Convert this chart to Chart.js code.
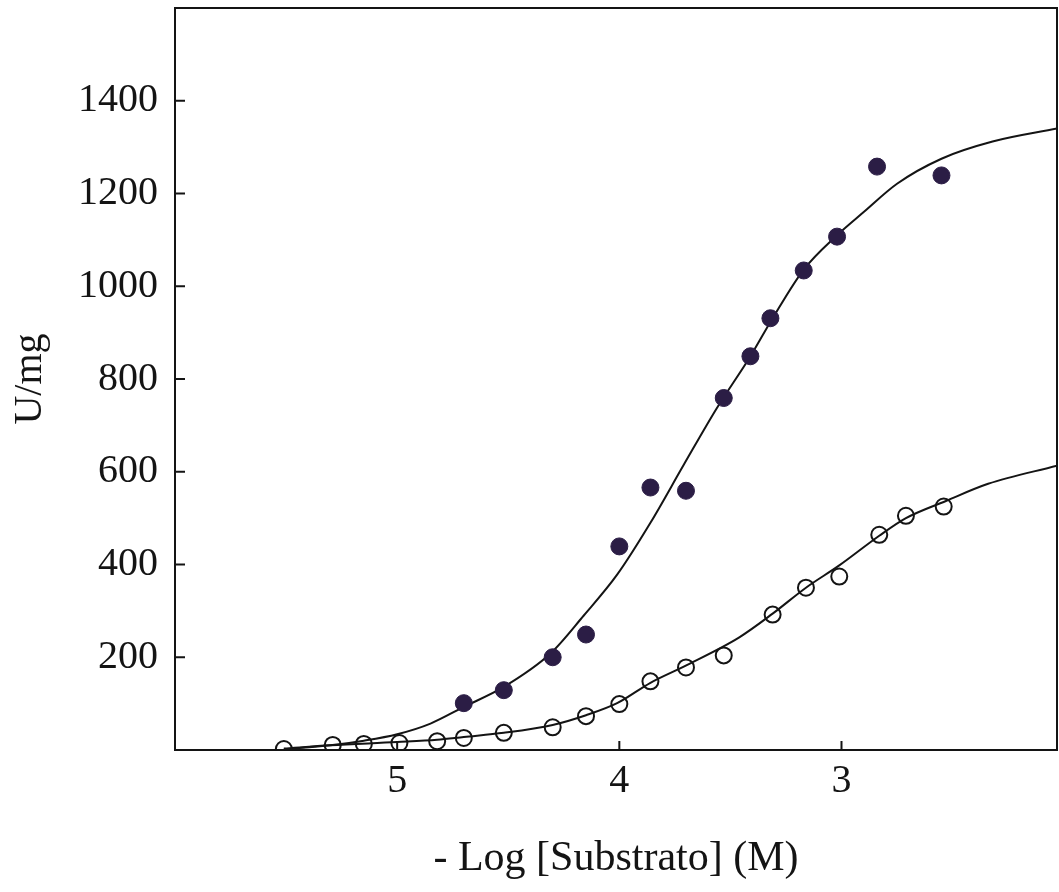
<!DOCTYPE html>
<html lang="es">
<head>
    <meta charset="UTF-8">
    <title>U/mg vs - Log [Substrato]</title>
    <script src="https://cdn.jsdelivr.net/npm/chart.js"></script>
    <style>
        html, body { margin: 0; padding: 0; background: #fff; }
        #wrap { width: 1059px; height: 892px; }
    </style>
</head>
<body>
    <div id="wrap"><canvas id="chart"></canvas></div>
    <script>
        // puntos medidos (rellenos y abiertos)
        const xFilled = [4.70, 4.52, 4.30, 4.15, 4.00, 3.86, 3.70, 3.53, 3.41, 3.32, 3.17, 3.02, 2.84, 2.55];
        const yFilled = [101, 129, 200, 249, 439, 566, 559, 759, 849, 931, 1034, 1107, 1258, 1239];
        const xOpen = [5.51, 5.29, 5.15, 4.99, 4.82, 4.70, 4.52, 4.30, 4.15, 4.00, 3.86, 3.70, 3.53, 3.31, 3.16, 3.01, 2.83, 2.71, 2.54];
        const yOpen = [2, 11, 13, 15, 19, 26, 37, 49, 73, 99, 148, 178, 204, 292, 350, 374, 464, 505, 525];

        // curvas ajustadas
        const xFitFilled = [5.51, 5.30, 5.15, 5.00, 4.85, 4.70, 4.52, 4.31, 4.16, 4.01, 3.86, 3.71, 3.56, 3.41, 3.31, 3.17, 3.02, 2.90, 2.75, 2.55, 2.32, 2.03];
        const yFitFilled = [2, 10, 20, 34, 57, 93, 136, 208, 290, 378, 490, 615, 738, 849, 931, 1036, 1110, 1160, 1221, 1275, 1312, 1340];
        const xFitOpen = [5.51, 5.30, 5.00, 4.82, 4.70, 4.52, 4.30, 4.15, 4.01, 3.86, 3.71, 3.46, 3.31, 3.16, 3.01, 2.83, 2.71, 2.53, 2.34, 2.03];
        const yFitOpen = [3, 10, 17, 22, 28, 37, 54, 75, 101, 145, 180, 243, 294, 350, 398, 462, 500, 537, 574, 613];

        const xTicks = [5, 4, 3];
        const yTicks = [200, 400, 600, 800, 1000, 1200, 1400];

        const toPts = (xs, ys) => xs.map((x, i) => ({ x: x, y: ys[i] }));

        const ink = '#141414';
        const dotColor = '#2b1d45';
        const font = 'Liberation Serif';

        // marco y marcas hacia dentro
        const frame = {
            id: 'frame',
            afterDraw(chart) {
                const { ctx, chartArea: a, scales } = chart;
                ctx.save();
                ctx.strokeStyle = ink;
                ctx.lineWidth = 2;
                ctx.strokeRect(a.left, a.top, a.right - a.left, a.bottom - a.top);
                ctx.beginPath();
                scales.y.ticks.forEach(t => {
                    const py = scales.y.getPixelForValue(t.value);
                    ctx.moveTo(a.left, py);
                    ctx.lineTo(a.left + 10, py);
                });
                scales.x.ticks.forEach(t => {
                    const px = scales.x.getPixelForValue(t.value);
                    ctx.moveTo(px, a.bottom);
                    ctx.lineTo(px, a.bottom - 9);
                });
                ctx.stroke();
                ctx.restore();
            }
        };

        new Chart(document.getElementById('chart'), {
            type: 'scatter',
            data: {
                datasets: [
                    {
                        data: toPts(xFitFilled, yFitFilled),
                        showLine: true,
                        borderColor: ink,
                        borderWidth: 2,
                        pointRadius: 0,
                        cubicInterpolationMode: 'monotone',
                        order: 3
                    },
                    {
                        data: toPts(xFitOpen, yFitOpen),
                        showLine: true,
                        borderColor: ink,
                        borderWidth: 2,
                        pointRadius: 0,
                        cubicInterpolationMode: 'monotone',
                        order: 3
                    },
                    {
                        data: toPts(xFilled, yFilled),
                        backgroundColor: dotColor,
                        borderColor: dotColor,
                        borderWidth: 1,
                        pointRadius: 8.5,
                        order: 1
                    },
                    {
                        data: toPts(xOpen, yOpen),
                        backgroundColor: 'rgba(255,255,255,0)',
                        borderColor: ink,
                        borderWidth: 2,
                        pointRadius: 8,
                        order: 1
                    }
                ]
            },
            options: {
                responsive: true,
                maintainAspectRatio: false,
                animation: false,
                layout: { autoPadding: false, padding: { top: 8, right: 2, left: 0, bottom: 0 } },
                plugins: {
                    legend: { display: false },
                    tooltip: { enabled: false }
                },
                scales: {
                    x: {
                        type: 'linear',
                        reverse: true,
                        min: 2.03,
                        max: 6,
                        afterBuildTicks: s => { s.ticks = xTicks.map(v => ({ value: v })); },
                        afterFit: s => { s.height = 142; s.paddingLeft = 0; s.paddingRight = 0; },
                        grid: { display: false, drawTicks: false },
                        border: { display: false },
                        ticks: {
                            color: ink,
                            padding: 7,
                            maxRotation: 0,
                            callback: v => String(v),
                            font: { family: font, size: 40 }
                        },
                        title: {
                            display: true,
                            text: '- Log [Substrato] (M)',
                            color: ink,
                            font: { family: font, size: 42 },
                            padding: { top: 0, bottom: 8 }
                        }
                    },
                    y: {
                        min: 0,
                        max: 1600,
                        afterBuildTicks: s => { s.ticks = yTicks.map(v => ({ value: v })); },
                        afterFit: s => { s.width = 175; s.paddingTop = 0; s.paddingBottom = 0; },
                        grid: { display: false, drawTicks: false },
                        border: { display: false },
                        ticks: {
                            color: ink,
                            padding: 17,
                            callback: v => String(v),
                            font: { family: font, size: 40 }
                        },
                        title: {
                            display: true,
                            text: 'U/mg',
                            color: ink,
                            font: { family: font, size: 40 },
                            padding: { top: 6, bottom: 0 }
                        }
                    }
                }
            },
            plugins: [frame]
        });
    </script>
</body>
</html>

Exercise goal → Pick out each line containing the string "chart" and copy it.

Reply →
Convert this chart to Chart.js code.
    <script src="https://cdn.jsdelivr.net/npm/chart.js"></script>
    <div id="wrap"><canvas id="chart"></canvas></div>
            afterDraw(chart) {
                const { ctx, chartArea: a, scales } = chart;
        new Chart(document.getElementById('chart'), {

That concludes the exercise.